Derivative with Kronecker product structure

[terhorst]

Hi Patrick,

Thanks for the cool library! I have a question about how to use diffrax to solve an ODE that has Kronecker product structure. Specifically, I'm wanting to solve $$f'(t) = A(t)f(t)$$ where $A(t)\in \mathbb{R}^{N \times N}$ is a matrix. (Basically matrix exponential but with a non-constant rate matrix.) In my application, $A$ is very large (also sparse), but it can be written as a sum of Kronecker products, $A=\sum_i \bigotimesj A{ij}$ where $A_{ij} \in \mathbb{R}^{n_j\times n_j}$. To evaluate the product $A(t) x$ for $x \in \mathbb{R}^{n_1\times\cdots nK}$, it is much cheaper to a) individually multiply each of the $A{ij}$ against corresponding axes of $x$, versus b) materializing the full Kronecker product, flattening $x$, and performing a standard matrix-vector multiply.

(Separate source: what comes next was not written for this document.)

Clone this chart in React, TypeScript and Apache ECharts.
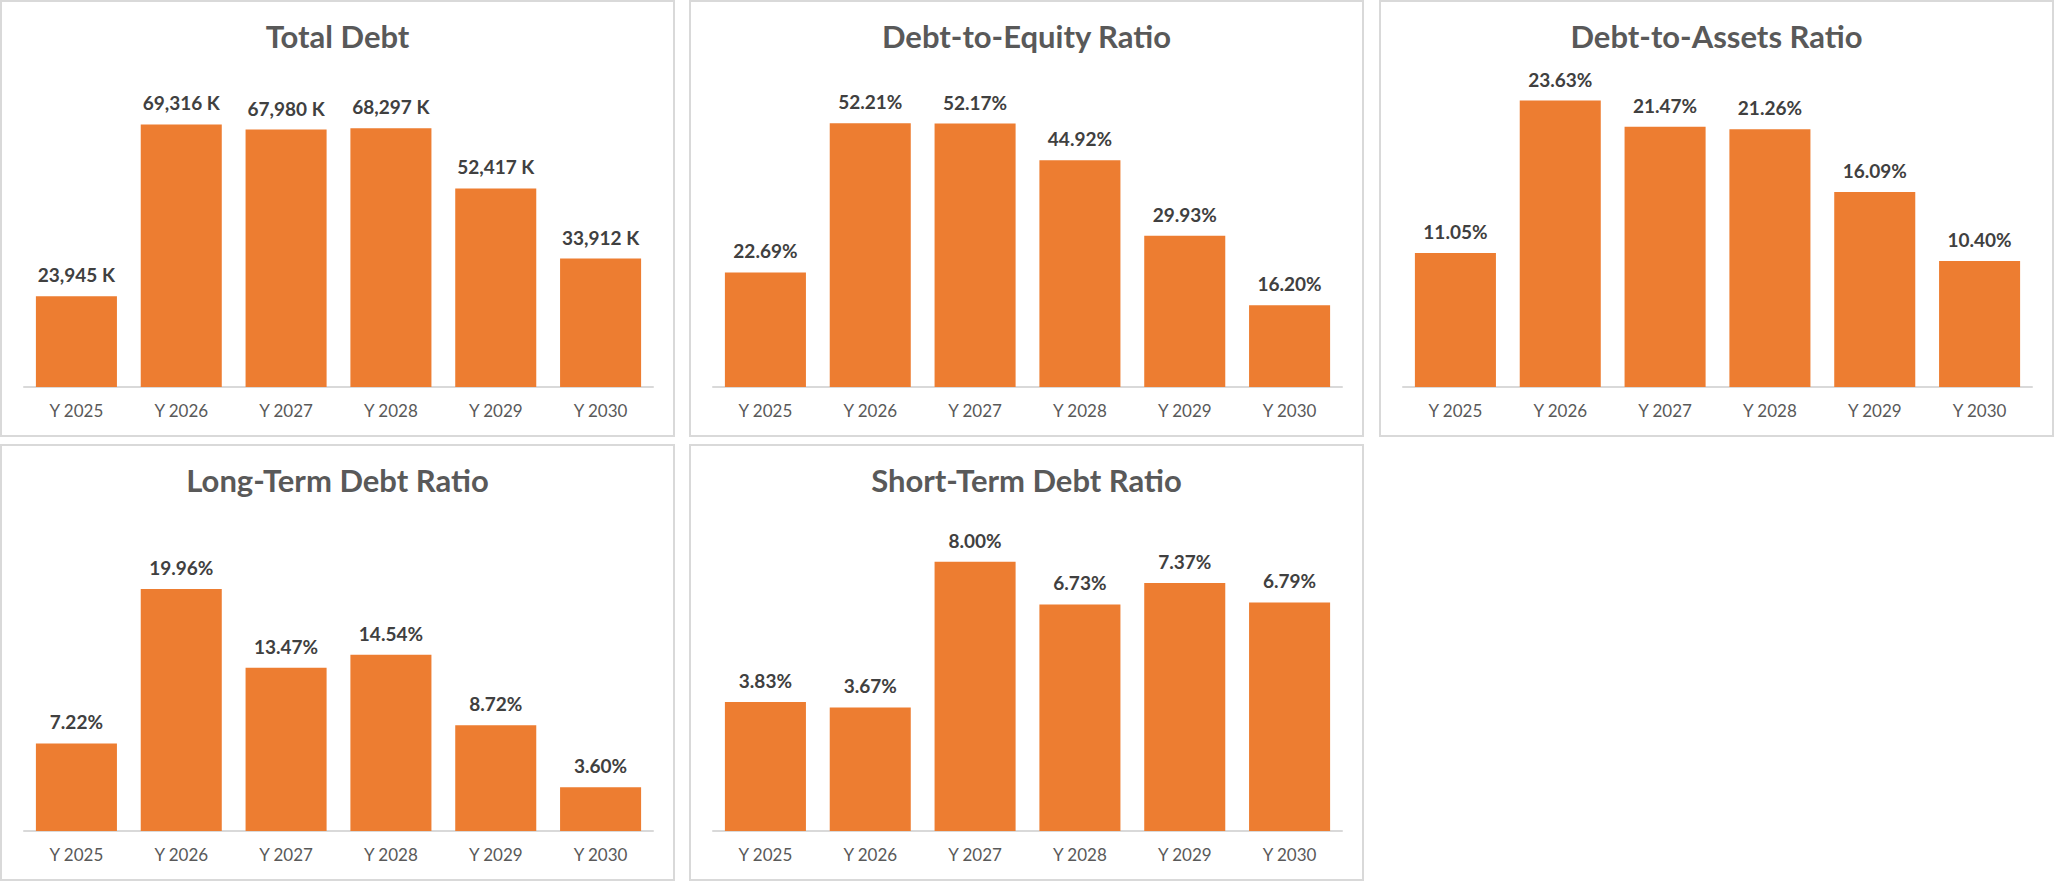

Ok so here's my question: I've written a simple KronProd class that implements __matmul__ in such a way that A @ x does the correct thing when passed a conforming tensor x. My hope had been to plug this directly into diffrax, basically just as ODETerm(lambda y, t, args: A(t)) where A(t) returns an instance of my custom class.

Unfortunately this doesn't quite work: as best I can tell, every solver eventually ends up invoking https://github.com/patrick-kidger/diffrax/blob/0b93a3c108cff20c201da7b81e141dceff637f4f/diffrax/solver/base.py#L20-L23 which is "hard-wired" to call jnp.tensordot. This is equivalent to a @ bi in a certain way, but doesn't work for me since it ignores __matmul__ entirely. AFAICT there's no way to easily override this behavior given the current design of diffrax.

Can you think of any workaround here? Thanks again!

[terhorst]

Edit: I just discovered the AbstractTerm class which seems promising, but I need to stare at it more.

[patrick-kidger]

I think you want to write ODETerm(lambda t, y, args: A(t) @ y)? You've missed off the y accidentally. Moreover as you're now explicitly calling __matmul__ then things should work for you.

(The tensordot you've spotted is something else entirely! Just a sum over stages in the Runge-Kutta method.)

[terhorst]

Ack, I totally misunderstood the error I was getting. Sorry for the dumb question!